YOUR INSTRUCTIONS:
Skip all pictures, then print the remaining material exactly.
── RAW DATA
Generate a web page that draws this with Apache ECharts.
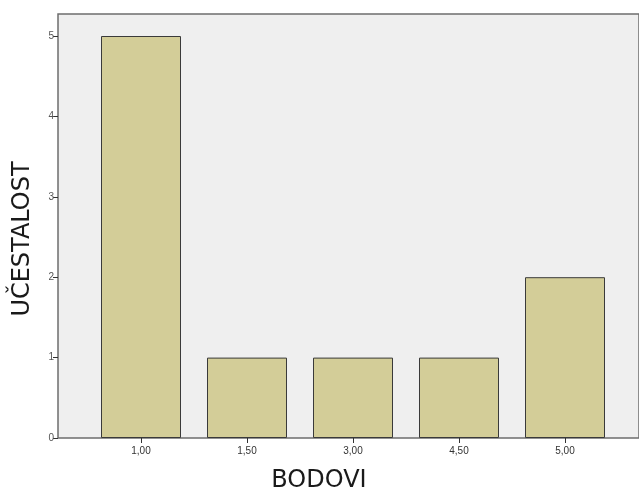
<!DOCTYPE html>
<html>
<head>
<meta charset="utf-8">
<script src="https://cdn.jsdelivr.net/npm/echarts@6/dist/echarts.min.js"></script>
<style>html,body{margin:0;padding:0;background:#fff;}#chart{width:639px;height:493px;}</style>
</head>
<body>
<div id="chart"></div>
<script>
const categories = ['1,00', '1,50', '3,00', '4,50', '5,00'];
const frequencies = [5, 1, 1, 1, 2];
const yTicks = [0, 1, 2, 3, 4, 5];
const xTitle = 'BODOVI';
const yTitle = 'UČESTALOST';

const chart = echarts.init(document.getElementById('chart'), null, {renderer: 'canvas'});
chart.setOption({
  animation: false,
  backgroundColor: '#ffffff',
  grid: [
    {left: 58, right: -3, top: 14, bottom: 55, show: true, backgroundColor: '#efefef', borderColor: '#6e6e6e', borderWidth: 1.5},
    {left: 88, right: 21, top: 36, bottom: 55}
  ],
  xAxis: [
    {gridIndex: 0, type: 'value', show: false, min: 0, max: 1},
    {gridIndex: 1, type: 'category', data: categories,
      axisLine: {show: false},
      axisTick: {show: true, alignWithLabel: true, length: 5, lineStyle: {color: '#333', width: 1}},
      axisLabel: {color: '#333', fontSize: 10, fontFamily: 'Arial, Liberation Sans', margin: 8}
    }
  ],
  yAxis: [
    {gridIndex: 0, type: 'value', show: false, min: 0, max: 1},
    {gridIndex: 1, type: 'value', min: yTicks[0], max: yTicks[yTicks.length - 1], interval: 1, offset: 30,
      axisLine: {show: false},
      axisTick: {show: true, length: 5, lineStyle: {color: '#333', width: 1}},
      axisLabel: {color: '#555', fontSize: 10, fontFamily: 'Arial, Liberation Sans', margin: 4},
      splitLine: {show: false}
    }
  ],
  graphic: [
    {type: 'text', x: 319, y: 481, style: {text: xTitle, font: '24px "DejaVu Sans", sans-serif', fill: '#1a1a1a', align: 'center', verticalAlign: 'middle'}},
    {type: 'text', x: 23, y: 239, rotation: Math.PI / 2, style: {text: yTitle, font: '24px "DejaVu Sans", sans-serif', fill: '#1a1a1a', align: 'center', verticalAlign: 'middle'}}
  ],
  series: [{
    type: 'bar', xAxisIndex: 1, yAxisIndex: 1, data: frequencies, barWidth: 80,
    itemStyle: {color: '#d3cd98', borderColor: '#3a3a3a', borderWidth: 1}
  }]
});
</script>
</body>
</html>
────
REPLY:
Generate a web page that draws this with Apache ECharts.
<!DOCTYPE html>
<html>
<head>
<meta charset="utf-8">
<script src="https://cdn.jsdelivr.net/npm/echarts@6/dist/echarts.min.js"></script>
<style>html,body{margin:0;padding:0;background:#fff;}#chart{width:639px;height:493px;}</style>
</head>
<body>
<div id="chart"></div>
<script>
const categories = ['1,00', '1,50', '3,00', '4,50', '5,00'];
const frequencies = [5, 1, 1, 1, 2];
const yTicks = [0, 1, 2, 3, 4, 5];
const xTitle = 'BODOVI';
const yTitle = 'UČESTALOST';

const chart = echarts.init(document.getElementById('chart'), null, {renderer: 'canvas'});
chart.setOption({
  animation: false,
  backgroundColor: '#ffffff',
  grid: [
    {left: 58, right: -3, top: 14, bottom: 55, show: true, backgroundColor: '#efefef', borderColor: '#6e6e6e', borderWidth: 1.5},
    {left: 88, right: 21, top: 36, bottom: 55}
  ],
  xAxis: [
    {gridIndex: 0, type: 'value', show: false, min: 0, max: 1},
    {gridIndex: 1, type: 'category', data: categories,
      axisLine: {show: false},
      axisTick: {show: true, alignWithLabel: true, length: 5, lineStyle: {color: '#333', width: 1}},
      axisLabel: {color: '#333', fontSize: 10, fontFamily: 'Arial, Liberation Sans', margin: 8}
    }
  ],
  yAxis: [
    {gridIndex: 0, type: 'value', show: false, min: 0, max: 1},
    {gridIndex: 1, type: 'value', min: yTicks[0], max: yTicks[yTicks.length - 1], interval: 1, offset: 30,
      axisLine: {show: false},
      axisTick: {show: true, length: 5, lineStyle: {color: '#333', width: 1}},
      axisLabel: {color: '#555', fontSize: 10, fontFamily: 'Arial, Liberation Sans', margin: 4},
      splitLine: {show: false}
    }
  ],
  graphic: [
    {type: 'text', x: 319, y: 481, style: {text: xTitle, font: '24px "DejaVu Sans", sans-serif', fill: '#1a1a1a', align: 'center', verticalAlign: 'middle'}},
    {type: 'text', x: 23, y: 239, rotation: Math.PI / 2, style: {text: yTitle, font: '24px "DejaVu Sans", sans-serif', fill: '#1a1a1a', align: 'center', verticalAlign: 'middle'}}
  ],
  series: [{
    type: 'bar', xAxisIndex: 1, yAxisIndex: 1, data: frequencies, barWidth: 80,
    itemStyle: {color: '#d3cd98', borderColor: '#3a3a3a', borderWidth: 1}
  }]
});
</script>
</body>
</html>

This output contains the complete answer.